Data shown:
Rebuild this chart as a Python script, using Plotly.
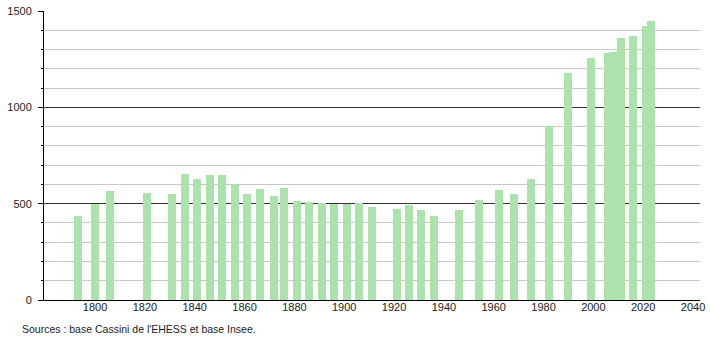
import plotly.graph_objects as go

years = [1793, 1800, 1806, 1821, 1831, 1836, 1841, 1846, 1851, 1856, 1861, 1866,
         1872, 1876, 1881, 1886, 1891, 1896, 1901, 1906, 1911, 1921, 1926, 1931,
         1936, 1946, 1954, 1962, 1968, 1975, 1982, 1990, 1999, 2006, 2008, 2011,
         2016, 2021, 2023]
population = [437, 497, 566, 555, 550, 654, 628, 649, 649, 602, 550, 576,
              540, 583, 514, 509, 502, 500, 497, 502, 484, 472, 493, 467,
              436, 467, 521, 571, 550, 628, 903, 1178, 1255, 1280, 1289, 1360,
              1372, 1422, 1448]
x_ticks = [1800, 1820, 1840, 1860, 1880, 1900, 1920, 1940, 1960, 1980, 2000, 2020, 2040]
y_ticks = [0, 500, 1000, 1500]
source_text = "Sources : base Cassini de l'EHESS et base Insee."

W, H = 710, 340
ml, mr, mt, mb = 44, 10, 11, 40
pw, ph = W - ml - mr, H - mt - mb

fig = go.Figure()
fig.add_trace(go.Bar(
    x=years, y=population, width=3.2,
    marker=dict(color="rgb(172,226,172)", line=dict(width=0)),
    hoverinfo="x+y",
))

fig.update_layout(
    width=W, height=H,
    margin=dict(l=ml, r=mr, t=mt, b=mb, pad=0, autoexpand=False),
    paper_bgcolor="white", plot_bgcolor="white",
    showlegend=False,
    font=dict(family="Liberation Sans, Arial, sans-serif", size=11, color="#222"),
    bargap=0,
    xaxis=dict(
        range=[1779.5, 2042.8],
        tickvals=x_ticks,
        ticktext=[str(v) for v in x_ticks],
        showgrid=False, zeroline=False, automargin=False,
        showline=True, linecolor="black", linewidth=1,
        ticks="", ticklen=0, ticklabelstandoff=-3,
        tickfont=dict(size=11, color="#222"),
    ),
    yaxis=dict(
        range=[0, 1500],
        tickvals=y_ticks,
        showgrid=True, gridcolor="#333", gridwidth=1,
        zeroline=False, automargin=False,
        showline=True, linecolor="black", linewidth=1,
        ticks="outside", ticklen=5, tickcolor="black", ticklabelstandoff=4,
        tickfont=dict(size=11, color="#222"),
        minor=dict(dtick=100, showgrid=True, gridcolor="#c8c8c8", gridwidth=1,
                   ticks="outside", ticklen=2, tickcolor="black"),
    ),
    annotations=[dict(
        text=source_text, xref="paper", yref="paper",
        x=(20 - ml) / pw, y=-(329 - (H - mb)) / ph,
        xanchor="left", yanchor="middle", showarrow=False,
        font=dict(size=10.5, color="#222"),
    )],
)

fig.write_html("out.html")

Exercise:
Set down again, exactly, the lines of the material above from its first line to the one with "import plotly.graph_objects as go", inclusive. Leave the pictures out.

Output of the task:
Rebuild this chart as a Python script, using Plotly.
import plotly.graph_objects as go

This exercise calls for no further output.